Столетием позже Шекспир и его коллеги с удовольствием сопровождали пушечной стрельбой свои представления. В «Генрихе V» после слов
которые нараспев произносит хор, стоит ремарка: «Тревога. Пушечная пальба».[20] В этот момент спецэффекты должны были донести до зрителей звук и запах пороха.
Непременным участником театральных представлений, парадов и спектаклей на открытом воздухе стал так называемый зеленый человек. Этот энтузиаст надевал плащ, увитый зеленым плющом, привязывал себе накладную черную бороду и «бывал очень уродлив на вид». «Зеленый человек» размахивал специальной булавой, изготовленной для него пиротехниками, осыпал все вокруг искрами, дико плясал, расчищая дорогу процессии, и швырял в возбужденную толпу хлопушки.
Иногда устроители спецэффектов заходили уж слишком далеко. Эдикт 1574 года предписывает антрепренерам избегать причинения подданным ее величества «различных кровопролитий и увечий… посредством машин, орудий и зелий, кои в пиесах потребны бывают». Предупреждение не возымело действия. В июне 1613 года, за три года до смерти Шекспира, его «Королевская труппа», представляя «Генриха VIII» в лондонском театре «Глобус», решила подпустить реализма, запалив некоторое количество пороха. Искры попали на соломенную крышу, и театр сгорел дотла. К счастью, всем удалось выбраться невредимыми. «Лишь один человек обжег себе зад, — отмечает сообщение, — и вероятно, вовсе изжарился бы, если бы не сбил пламя при помощи бутылки эля, предусмотрительно захваченной с собой».
ГЛАВА 6
Багровое крыло конкисты
Когда маленькая флотилия Фернана Переса в 1517 году вошла в гавань Кантона, португальский мореплаватель салютовал зрителям на берегу залпом своей корабельной артиллерии. Грохот пушек «потряс землю», отдался эхом в городе, напугал местных жителей и вызвал гневные протесты властей. Как заметил позднее один китайский историк, «китайцам до сих пор не приходило в голову, что демонстрация военной мощи может где бы то ни было считаться знаком уважения или учтивым приветствием».
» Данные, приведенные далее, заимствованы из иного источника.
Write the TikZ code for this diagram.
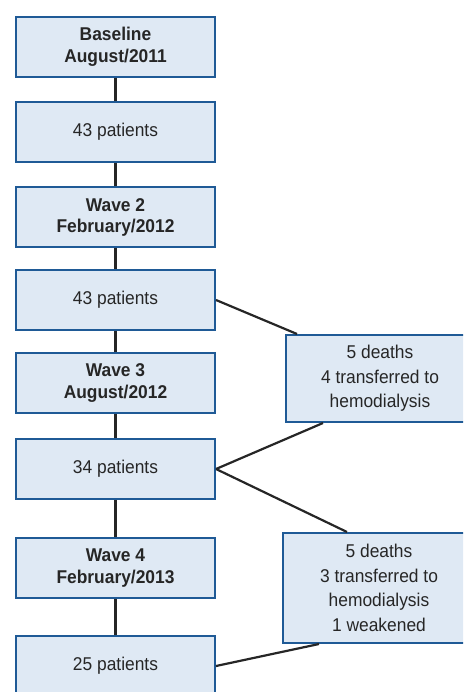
\documentclass[tikz,border=0pt]{standalone}
\usepackage{fontspec}
\setmainfont{Liberation Sans}[FakeStretch=0.94]
\usetikzlibrary{calc}
\definecolor{boxfill}{HTML}{DFE9F4}
\definecolor{boxline}{HTML}{1F5A96}
\definecolor{txt}{HTML}{262626}
\begin{document}
\begin{tikzpicture}[x=1pt,y=-1pt,
  box/.style={draw=boxline,fill=boxfill,line width=2pt,rectangle,align=center,
    text=txt,font=\fontsize{18.5}{21.5}\selectfont,inner sep=0pt},
  lbox/.style={box,minimum width=199pt,minimum height=60pt},
  rbox/.style={box,font=\fontsize{18.5}{24.5}\selectfont},
  conn/.style={draw=black!85,line width=2.2pt}]
\useasboundingbox (0,0) rectangle (463,692);
\clip (0,0) rectangle (463,692);
\node[lbox] (b1) at (115.5,47) {\textbf{Baseline}\\\textbf{August/2011}};
\node[lbox] (p1) at (115.5,132) {43 patients};
\node[lbox] (b2) at (115.5,217.5) {\textbf{Wave 2}\\\textbf{February/2012}};
\node[lbox] (p2) at (115.5,300) {43 patients};
\node[lbox] (b3) at (115.5,383) {\textbf{Wave 3}\\\textbf{August/2012}};
\node[lbox] (p3) at (115.5,469) {34 patients};
\node[lbox] (b4) at (115.5,568) {\textbf{Wave 4}\\\textbf{February/2013}};
\node[lbox] (p4) at (115.5,666) {25 patients};
\node[rbox,minimum width=188pt,minimum height=87pt] (d1) at (380,378.5)
  {5 deaths\\4 transferred to\\hemodialysis};
\node[rbox,minimum width=192pt,minimum height=110pt] (d2) at (379,588)
  {5 deaths\\3 transferred to\\hemodialysis\\1 weakened};
\draw[conn] (b1.south) -- (p1.north);
\draw[conn] (p1.south) -- (b2.north);
\draw[conn] (b2.south) -- (p2.north);
\draw[conn] (p2.south) -- (b3.north);
\draw[conn] (b3.south) -- (p3.north);
\draw[conn] (p3.south) -- (b4.north);
\draw[conn] (b4.south) -- (p4.north);
\draw[conn] (p2.east) -- ($(d1.north west)+(12,0)$);
\draw[conn] (p3.east) -- ($(d1.south west)+(38,0)$);
\draw[conn] (p3.east) -- ($(d2.north west)+(65,0)$);
\draw[conn] (p4.east) -- ($(d2.south west)+(37,0)$);
\end{tikzpicture}
\end{document}
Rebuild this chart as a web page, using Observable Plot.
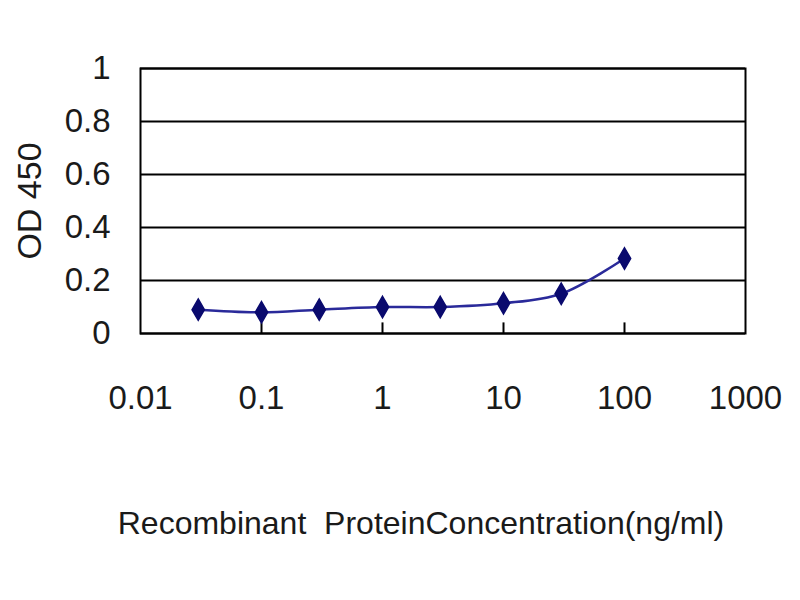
<!DOCTYPE html>
<html>
<head>
<meta charset="utf-8">
<script src="https://cdn.jsdelivr.net/npm/d3@7"></script>
<script src="https://cdn.jsdelivr.net/npm/@observablehq/plot@0.6"></script>
<style>
  html, body { margin: 0; padding: 0; background: #fff; }
  #chart svg { display: block; }
</style>
</head>
<body>
<div id="chart"></div>
<script>
const concentrations = [0.03, 0.1, 0.3, 1, 3, 10, 30, 100];
const od450 = [0.09, 0.08, 0.09, 0.10, 0.10, 0.114, 0.15, 0.283];
const xTicks = [0.01, 0.1, 1, 10, 100, 1000];
const innerTicks = [0.1, 1, 10, 100];
const yTicks = [0, 0.2, 0.4, 0.6, 0.8, 1];
const yTitle = "OD 450";
const xTitle = "Recombinant  ProteinConcentration(ng/ml)";

const data = concentrations.map((c, i) => ({conc: c, od: od450[i]}));
const font = "'Liberation Sans', Arial, sans-serif";

const chart = Plot.plot({
  width: 800,
  height: 600,
  marginLeft: 140,
  marginRight: 55,
  marginTop: 68,
  marginBottom: 267,
  style: {fontFamily: font, fontSize: "33px", color: "#1a1a1a", background: "#fff"},
  x: {type: "log", domain: [0.01, 1000]},
  y: {domain: [0, 1]},
  marks: [
    Plot.ruleY(yTicks, {stroke: "#000", strokeWidth: 2}),
    Plot.ruleX(innerTicks, {y1: 0, y2: 0.04, stroke: "#000", strokeWidth: 2}),
    Plot.frame({stroke: "#000", strokeWidth: 2}),
    Plot.axisX({ticks: xTicks, tickSize: 0, tickPadding: 52, tickFormat: d => String(d), label: null, fontSize: 33}),
    Plot.axisY({ticks: yTicks, tickSize: 0, tickPadding: 30, tickFormat: d => String(d), label: null, fontSize: 33}),
    Plot.line(data, {x: "conc", y: "od", stroke: "#2a2a9a", strokeWidth: 2.5, curve: "catmull-rom"}),
    Plot.dot(data, {x: "conc", y: "od", symbol: "diamond", r: 6.5, fill: "#0a0a6e", stroke: "#0a0a6e"}),
    Plot.text([yTitle], {frameAnchor: "left", textAnchor: "middle", dx: -110, rotate: -90, fontSize: 34, fill: "#1a1a1a"}),
    Plot.text([xTitle], {frameAnchor: "bottom", textAnchor: "middle", dx: -22, dy: 200, fontSize: 32, fill: "#1a1a1a"})
  ]
});
document.getElementById("chart").appendChild(chart);
</script>
</body>
</html>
Это принципиальное взаимонепонимание иллюстрирует глубокую иронию истории. Порох, изобретенный пять столетий назад предками тех, кто сейчас толпился на кантонской пристани, вернулся в новом и неожиданно грозном обличье. Выстрелы пушек были символичными. Новое взрывчатое вещество уже успело вызвать серьезные потрясения в Европе, однако его влияние на весь остальной мир будет еще более радикальным. За относительно короткое время пороху предстояло совершенно изменить отношения между европейцами и народами других стран.
До изобретения пороха завоеватель, желающий утвердить свою власть над далекими землями, должен был послать туда контингент солдат. Их надо было доставить в чужие края, кормить, поддерживать в них боевой дух. Болезнь, ранения, усталость, голод, измена, соблазн грабежа — все это ограничивало эффективность человеческих мускулов в качестве инструмента завоевания.
А разрушительную энергию пороха можно было хранить в деревянном бочонке. Пороху не нужна пища, у него иммунитет к болезням, и он никогда не бунтует. Честолюбивый завоеватель может переправить его на большие расстояния за небольшие деньги. В XV веке, после изобретения гранулированного пороха и по мере совершенствования пушек, в руках европейских монархов оказалось новое мощное средство расширения политического влияния.
Было, однако, серьезное препятствие: орудия оставались чрезвычайно громоздкими. Сложность их транспортировки ограничивала применение пороха. Пушки вязли в грязи, проламывали мосты, тягловые животные выбивались из сил, армии еле ползли.
Решить проблему помогла революция в мореплавании, совершавшаяся в северной и западной Европе примерно в то же время, когда вышли на новый уровень пороховые технологии. Для перевозки и эффективного применения пушек идеально подошли парусные корабли новой конструкции. Если порох совершенно изменил представления человечества об энергии, то новые корабли опровергли доселе незыблемые правила ведения морского боя.
Основным боевым кораблем великих морских держав Средневековья — Венеции, Генуи, Османской Турции — была галера. Приводимые в движение одним или несколькими рядами весел с каждой стороны, до пяти гребцов на весло, эти быстрые и маневренные суда демонстрировали, сколь эффективны могут быть мускулы человека. Капитан старался направить носовой таран в корпус вражеского судна или же сближался с неприятелем, после чего воины, собравшиеся на палубе, бросались на абордаж. Схватки были исступленно жестокими. «Битвы на море, — писал средневековый хронист Жан Фруассар, — более опасны и яростны, чем битвы на суше, поскольку на море некуда отступить и негде скрыться».